20. Açıklanan gerekçelerle Anayasa'nın 36. maddesinde güvence altına alınan adil yargılanma hakkı kapsamındaki gerekçeli karar hakkının ihlal edildiğine karar verilmesi gerekir.
III. GİDERİM
21. Başvurucu; ihlalin tespiti, yeniden yargılama yapılması, maddi ve manevi tazminat talebinde bulunmuştur.
22. Başvuruda tespit edilen hak ihlalinin sonuçlarının ortadan kaldırılması için yeniden yargılama yapılmasında hukuki yarar bulunmaktadır. Bu kapsamda kararın gönderildiği yargı mercilerince yapılması gereken iş, yeniden yargılama işlemlerini başlatmak ve Anayasa Mahkemesini ihlal sonucuna ulaştıran nedenleri gideren, ihlal kararında belirtilen ilkelere uygun yeni bir karar vermektir (Mehmet Doğan GK, B. No: 2014/8875, 7/6/2018, §§ 54-60; Aligül Alkaya ve diğerleri (2), B. No: 2016/12506, 7/11/2019, §§ 53-60, 66; Kadri Enis Berberoğlu (3) GK, B. No: 2020/32949, 21/1/2021, §§ 93-100).

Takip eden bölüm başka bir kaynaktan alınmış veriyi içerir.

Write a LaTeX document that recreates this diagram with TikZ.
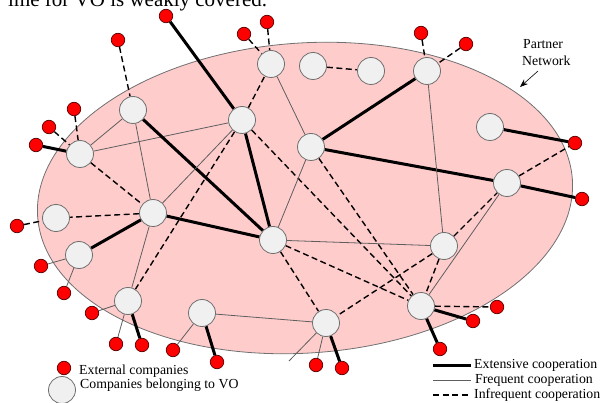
\documentclass[tikz,border=0pt]{standalone}
\usepackage{fontspec}
\setmainfont{Liberation Serif}
\usetikzlibrary{arrows.meta}
\pgfdeclarelayer{bg}
\pgfdeclarelayer{edges}
\pgfsetlayers{bg,edges,main}
\definecolor{netpink}{HTML}{FFCCCC}
\definecolor{netbord}{HTML}{707070}
\definecolor{vogray}{HTML}{F0F0F0}
\definecolor{vobord}{HTML}{6E6E6E}
\definecolor{extbord}{HTML}{5A0000}
\definecolor{freqgray}{HTML}{5E5E5E}
\begin{document}
\begin{tikzpicture}[x=1pt,y=-1pt,
  vo/.style={circle,fill=vogray,draw=vobord,line width=0.8pt,minimum size=27pt,inner sep=0pt},
  ext/.style={circle,fill=red,draw=extbord,line width=0.7pt,minimum size=13.5pt,inner sep=0pt},
  extensive/.style={line width=3pt,black},
  frequent/.style={line width=0.8pt,freqgray},
  infrequent/.style={line width=1.4pt,black,dash pattern=on 6pt off 3.5pt},
  lbl/.style={font=\fontsize{13.8}{16}\selectfont,inner sep=0pt,anchor=base west}]
\useasboundingbox (0,0) rectangle (602,403);

% clipped text line at the top
\node[font=\fontsize{21}{24}\selectfont,inner sep=0pt,anchor=base west] (toptext) at (8,6.5) {ime for VO is weakly covered.};

% ellipse
\begin{pgfonlayer}{bg}
\draw[fill=netpink,draw=netbord,line width=0.8pt,rotate around={4:(305,198)}] (305,198) ellipse [x radius=268, y radius=155];
\end{pgfonlayer}

% VO companies
\node[vo] (A) at (80,154) {};
\node[vo] (B) at (133,110) {};
\node[vo] (C) at (242,120) {};
\node[vo] (D) at (271,64) {};
\node[vo] (E) at (313,66) {};
\node[vo] (F) at (371,71) {};
\node[vo] (G) at (427,71) {};
\node[vo] (H) at (490,127) {};
\node[vo] (I) at (311,147) {};
\node[vo] (J) at (507,183) {};
\node[vo] (K) at (153,213) {};
\node[vo] (L) at (56,218) {};
\node[vo] (M) at (79,255) {};
\node[vo] (N) at (273,240) {};
\node[vo] (O) at (444,246) {};
\node[vo] (P) at (128,301) {};
\node[vo] (Q) at (202,313) {};
\node[vo] (R) at (326,323) {};
\node[vo] (S) at (421,306) {};

% external companies
\node[ext] (e1) at (118,40) {};
\node[ext] (e2) at (166,16) {};
\node[ext] (e3) at (244,34) {};
\node[ext] (e4) at (267,22) {};
\node[ext] (e5) at (74,109) {};
\node[ext] (e6) at (49,127) {};
\node[ext] (e7) at (36,145) {};
\node[ext] (e8) at (421,33) {};
\node[ext] (e9) at (466,44) {};
\node[ext] (e10) at (575,143) {};
\node[ext] (e11) at (582,199) {};
\node[ext] (e12) at (17,226) {};
\node[ext] (e13) at (41,266) {};
\node[ext] (e14) at (64,293) {};
\node[ext] (e15) at (92,313) {};
\node[ext] (e16) at (116,344) {};
\node[ext] (e17) at (142,345) {};
\node[ext] (e18) at (173,350) {};
\node[ext] (e19) at (217,362) {};
\node[ext] (e20) at (316,365) {};
\node[ext] (e21) at (342,368) {};
\node[ext] (e22) at (473,321) {};
\node[ext] (e23) at (497,307) {};
\node[ext] (e24) at (440,349) {};
\coordinate (rfree) at (289,361);

\begin{pgfonlayer}{edges}
% external links
\draw[infrequent] (e1) -- (B);
\draw[extensive] (e2) -- (C);
\draw[infrequent] (e3) -- (D);
\draw[infrequent] (e4) -- (D);
\draw[infrequent] (e5) -- (A);
\draw[infrequent] (e6) -- (A);
\draw[extensive] (e7) -- (A);
\draw[infrequent] (e8) -- (G);
\draw[infrequent] (e9) -- (G);
\draw[extensive] (H) -- (e10);
\draw[infrequent] (J) -- (e10);
\draw[extensive] (J) -- (e11);
\draw[infrequent] (e12) -- (L);
\draw[frequent] (e13) -- (M);
\draw[frequent] (e14) -- (M);
\draw[frequent] (e15) -- (P);
\draw[frequent] (e16) -- (P);
\draw[extensive] (e17) -- (P);
\draw[frequent] (e18) -- (Q);
\draw[extensive] (e19) -- (Q);
\draw[frequent] (e20) -- (R);
\draw[extensive] (e21) -- (R);
\draw[extensive] (S) -- (e22);
\draw[infrequent] (S) -- (e23);
\draw[extensive] (S) -- (e24);
\draw[frequent] (R) -- (rfree);
% internal links
\draw[frequent] (A) -- (B);
\draw[frequent] (A) -- (C);
\draw[infrequent] (A) -- (K);
\draw[frequent] (B) -- (K);
\draw[extensive] (B) -- (N);
\draw[infrequent] (C) -- (D);
\draw[frequent] (C) -- (K);
\draw[infrequent] (C) -- (P);
\draw[extensive] (C) -- (N);
\draw[infrequent] (C) -- (S);
\draw[frequent] (D) -- (I);
\draw[frequent] (I) -- (N);
\draw[extensive] (I) -- (G);
\draw[extensive] (I) -- (J);
\draw[infrequent] (I) -- (S);
\draw[infrequent] (E) -- (F);
\draw[frequent] (G) -- (O);
\draw[infrequent] (K) -- (L);
\draw[extensive] (K) -- (M);
\draw[extensive] (K) -- (N);
\draw[frequent] (K) -- (P);
\draw[frequent] (N) -- (O);
\draw[infrequent] (N) -- (S);
\draw[infrequent] (N) -- (R);
\draw[infrequent] (O) -- (J);
\draw[infrequent] (O) -- (S);
\draw[infrequent] (O) -- (R);
\draw[frequent] (J) -- (S);
\draw[frequent] (Q) -- (R);
\end{pgfonlayer}

% Partner Network label
\node[lbl] (pn1) at (523,49) {Partner};
\node[lbl] (pn2) at (522,66) {Network};
\coordinate (pnfrom) at (538,71);
\coordinate (pnto) at (520,87);
\draw[line width=0.6pt,-{Stealth[length=8pt,width=6pt]}] (pnfrom) -- (pnto);

% legend left
\node[ext] (legext) at (64,368) {};
\node[lbl] (legexttxt) at (79,374) {External companies};
\node[vo] (legvo) at (62,390) {};
\node[lbl] (legvotxt) at (80,388.5) {Companies belonging to VO};

% legend right
\coordinate (l1a) at (433,365.5); \coordinate (l1b) at (471,365.5);
\coordinate (l2a) at (433,380.5); \coordinate (l2b) at (471,380.5);
\coordinate (l3a) at (433,395); \coordinate (l3b) at (471,395);
\draw[extensive] (l1a) -- (l1b);
\draw[frequent] (l2a) -- (l2b);
\draw[infrequent] (l3a) -- (l3b);
\node[lbl] (lt1) at (474,368) {Extensive cooperation};
\node[lbl] (lt2) at (475,383) {Frequent cooperation};
\node[lbl] (lt3) at (474,398) {Infrequent cooperation};
\end{tikzpicture}
\end{document}
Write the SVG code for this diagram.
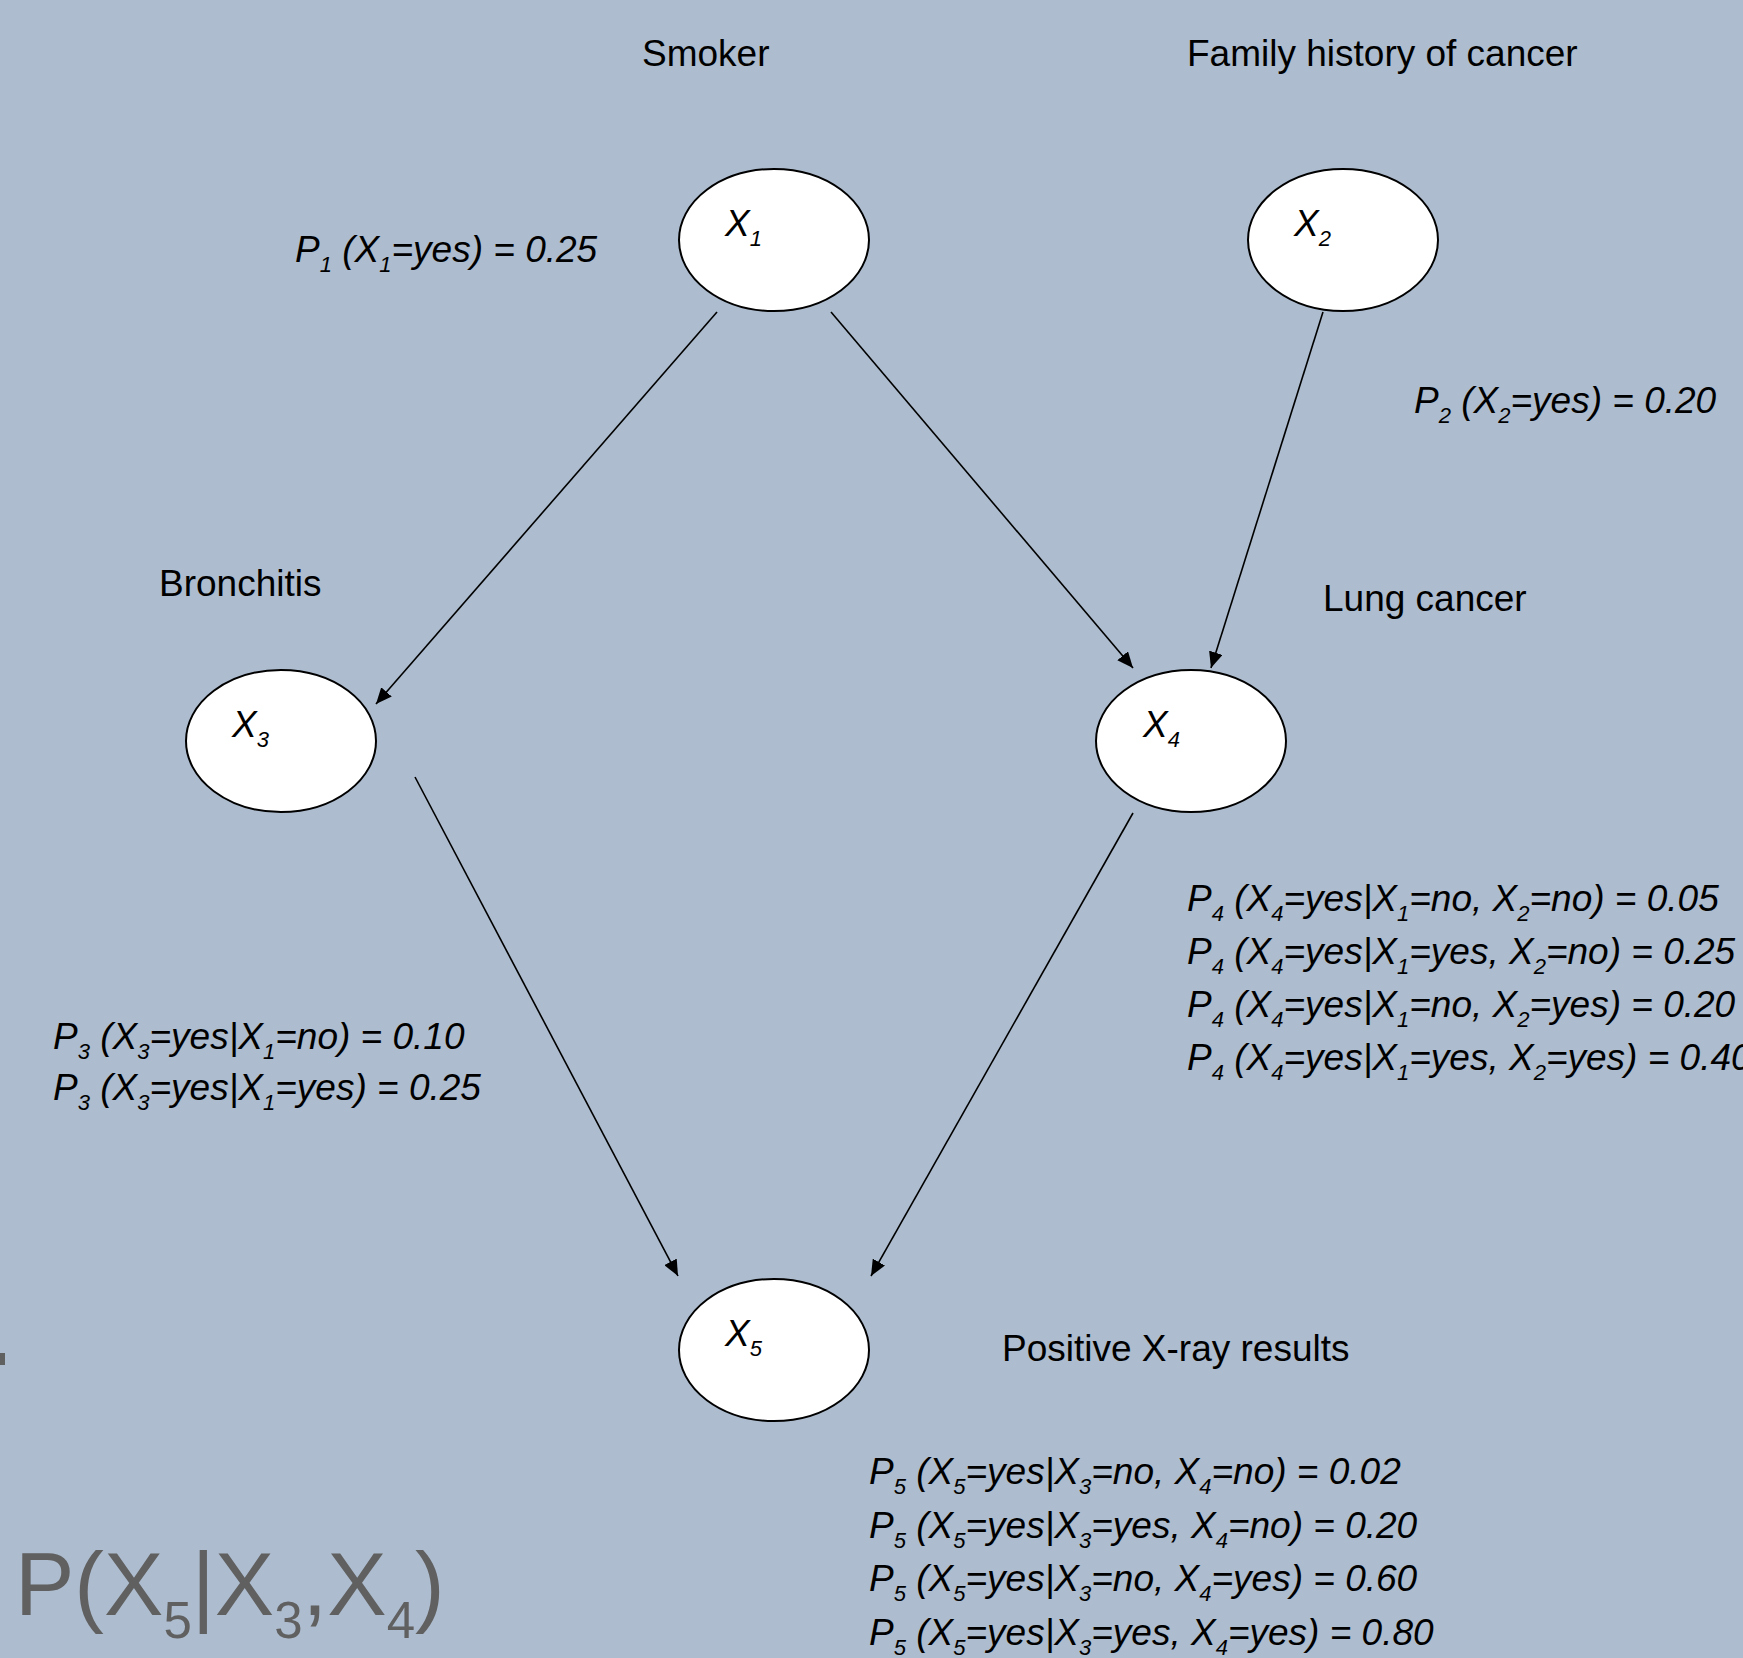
<svg xmlns="http://www.w3.org/2000/svg" width="1743" height="1658" viewBox="0 0 1743 1658">
<style>
.node{fill:#fff;stroke:#000;stroke-width:2}
.t{font-family:"Liberation Sans",Arial,sans-serif;font-size:37px;fill:#000}
.i{font-style:italic}
.s{font-size:22px}
.edge{stroke:#000;stroke-width:1.6;fill:none;marker-end:url(#ah)}
.big{font-family:"Liberation Sans",Arial,sans-serif;font-size:89px;fill:#606060}
.bs{font-size:51px}
</style>
<defs>
<marker id="ah" markerUnits="userSpaceOnUse" markerWidth="18" markerHeight="14" refX="16" refY="7" orient="auto">
<path d="M0,0 L16,7 L0,14 z" fill="#000"/>
</marker>
</defs>
<rect width="1743" height="1658" fill="#adbcce"/>
<g id="connectors">
<line class="edge" x1="717" y1="312" x2="376" y2="704"/>
<line class="edge" x1="831" y1="312" x2="1133" y2="668"/>
<line class="edge" x1="1323" y1="312" x2="1211" y2="668"/>
<line class="edge" x1="415" y1="777" x2="678" y2="1276"/>
<line class="edge" x1="1133" y1="813" x2="871" y2="1276"/>
</g>
<g id="node-x1">
<ellipse class="node" cx="774" cy="240" rx="95" ry="71"/>
<text class="t i" x="725" y="236">X<tspan class="s" dy="10">1</tspan></text>
</g>
<g id="node-x2">
<ellipse class="node" cx="1343" cy="240" rx="95" ry="71"/>
<text class="t i" x="1294" y="236">X<tspan class="s" dy="10">2</tspan></text>
</g>
<g id="node-x3">
<ellipse class="node" cx="281" cy="741" rx="95" ry="71"/>
<text class="t i" x="232" y="737">X<tspan class="s" dy="10">3</tspan></text>
</g>
<g id="node-x4">
<ellipse class="node" cx="1191" cy="741" rx="95" ry="71"/>
<text class="t i" x="1143" y="737">X<tspan class="s" dy="10">4</tspan></text>
</g>
<g id="node-x5">
<ellipse class="node" cx="774" cy="1350" rx="95" ry="71"/>
<text class="t i" x="725" y="1346">X<tspan class="s" dy="10">5</tspan></text>
</g>
<g id="labels">
<text class="t" x="642" y="66">Smoker</text>
<text class="t" x="1187" y="66">Family history of cancer</text>
<text class="t" x="159" y="596">Bronchitis</text>
<text class="t" x="1323" y="611">Lung cancer</text>
<text class="t" x="1002" y="1361">Positive X-ray results</text>
</g>
<g id="probabilities">
<text class="t i" x="295" y="262">P<tspan class="s" dy="10">1</tspan><tspan dy="-10"> (X</tspan><tspan class="s" dy="10">1</tspan><tspan dy="-10">=yes) = 0.25</tspan></text>
<text class="t i" x="1414" y="413">P<tspan class="s" dy="10">2</tspan><tspan dy="-10"> (X</tspan><tspan class="s" dy="10">2</tspan><tspan dy="-10">=yes) = 0.20</tspan></text>
<text class="t i" x="53" y="1049">P<tspan class="s" dy="10">3</tspan><tspan dy="-10"> (X</tspan><tspan class="s" dy="10">3</tspan><tspan dy="-10">=yes|X</tspan><tspan class="s" dy="10">1</tspan><tspan dy="-10">=no) = 0.10</tspan></text>
<text class="t i" x="53" y="1100">P<tspan class="s" dy="10">3</tspan><tspan dy="-10"> (X</tspan><tspan class="s" dy="10">3</tspan><tspan dy="-10">=yes|X</tspan><tspan class="s" dy="10">1</tspan><tspan dy="-10">=yes) = 0.25</tspan></text>
<text class="t i" x="1187" y="911">P<tspan class="s" dy="10">4</tspan><tspan dy="-10"> (X</tspan><tspan class="s" dy="10">4</tspan><tspan dy="-10">=yes|X</tspan><tspan class="s" dy="10">1</tspan><tspan dy="-10">=no, X</tspan><tspan class="s" dy="10">2</tspan><tspan dy="-10">=no) = 0.05</tspan></text>
<text class="t i" x="1187" y="964">P<tspan class="s" dy="10">4</tspan><tspan dy="-10"> (X</tspan><tspan class="s" dy="10">4</tspan><tspan dy="-10">=yes|X</tspan><tspan class="s" dy="10">1</tspan><tspan dy="-10">=yes, X</tspan><tspan class="s" dy="10">2</tspan><tspan dy="-10">=no) = 0.25</tspan></text>
<text class="t i" x="1187" y="1017">P<tspan class="s" dy="10">4</tspan><tspan dy="-10"> (X</tspan><tspan class="s" dy="10">4</tspan><tspan dy="-10">=yes|X</tspan><tspan class="s" dy="10">1</tspan><tspan dy="-10">=no, X</tspan><tspan class="s" dy="10">2</tspan><tspan dy="-10">=yes) = 0.20</tspan></text>
<text class="t i" x="1187" y="1070">P<tspan class="s" dy="10">4</tspan><tspan dy="-10"> (X</tspan><tspan class="s" dy="10">4</tspan><tspan dy="-10">=yes|X</tspan><tspan class="s" dy="10">1</tspan><tspan dy="-10">=yes, X</tspan><tspan class="s" dy="10">2</tspan><tspan dy="-10">=yes) = 0.40</tspan></text>
<text class="t i" x="869" y="1484">P<tspan class="s" dy="10">5</tspan><tspan dy="-10"> (X</tspan><tspan class="s" dy="10">5</tspan><tspan dy="-10">=yes|X</tspan><tspan class="s" dy="10">3</tspan><tspan dy="-10">=no, X</tspan><tspan class="s" dy="10">4</tspan><tspan dy="-10">=no) = 0.02</tspan></text>
<text class="t i" x="869" y="1538">P<tspan class="s" dy="10">5</tspan><tspan dy="-10"> (X</tspan><tspan class="s" dy="10">5</tspan><tspan dy="-10">=yes|X</tspan><tspan class="s" dy="10">3</tspan><tspan dy="-10">=yes, X</tspan><tspan class="s" dy="10">4</tspan><tspan dy="-10">=no) = 0.20</tspan></text>
<text class="t i" x="869" y="1591">P<tspan class="s" dy="10">5</tspan><tspan dy="-10"> (X</tspan><tspan class="s" dy="10">5</tspan><tspan dy="-10">=yes|X</tspan><tspan class="s" dy="10">3</tspan><tspan dy="-10">=no, X</tspan><tspan class="s" dy="10">4</tspan><tspan dy="-10">=yes) = 0.60</tspan></text>
<text class="t i" x="869" y="1645">P<tspan class="s" dy="10">5</tspan><tspan dy="-10"> (X</tspan><tspan class="s" dy="10">5</tspan><tspan dy="-10">=yes|X</tspan><tspan class="s" dy="10">3</tspan><tspan dy="-10">=yes, X</tspan><tspan class="s" dy="10">4</tspan><tspan dy="-10">=yes) = 0.80</tspan></text>
</g>
<g id="formula">
<rect x="0" y="1353" width="5" height="12" fill="#606060"/>
<text class="big" x="15" y="1615">P(X<tspan class="bs" dy="23">5</tspan><tspan dy="-23">|X</tspan><tspan class="bs" dy="23">3</tspan><tspan dy="-23">,X</tspan><tspan class="bs" dy="23">4</tspan><tspan dy="-23">)</tspan></text>
</g>
</svg>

23. İhlalin ve sonuçlarının ortadan kaldırılması için yeniden yargılama yapılmasının yeterli bir giderim sağlayacağı anlaşıldığından başvurucunun tazminat taleplerinin reddine karar verilmesi gerekir.
IV. HÜKÜM
Açıklanan gerekçelerle;
A. Gerekçeli karar hakkının ihlal edildiğine ilişkin iddianın KABUL EDİLEBİLİR OLDUĞUNA,
B. Anayasa’nın 36. maddesinde güvence altına alınan adil yargılanma hakkı kapsamındaki gerekçeli karar hakkının İHLAL EDİLDİĞİNE,
C. Kararın bir örneğinin gerekçeli karar hakkının ihlalinin sonuçlarının ortadan kaldırılması için yeniden yargılama yapılmak üzere Elâzığ 1. Ağır Ceza Mahkemesine (E.2018/540, K.2019/646) GÖNDERİLMESİNE,
D. Başvurucunun tazminat taleplerinin REDDİNE,
E. 446,90 TL harç ve 18.800 TL vekâlet ücretinden oluşan toplam 19.246,90 TL yargılama giderinin başvurucuya ÖDENMESİNE,
F. Ödemenin kararın tebliğini takiben başvurucunun Hazine ve Maliye Bakanlığına başvuru tarihinden itibaren dört ay içinde yapılmasına, ödemede gecikme olması hâlinde bu sürenin sona erdiği tarihten ödeme tarihine kadar geçen süre için yasal FAİZ UYGULANMASINA,
G. Kararın bir örneğinin Adalet Bakanlığına GÖNDERİLMESİNE 5/10/2023 tarihinde OYBİRLİĞİYLE karar verildi.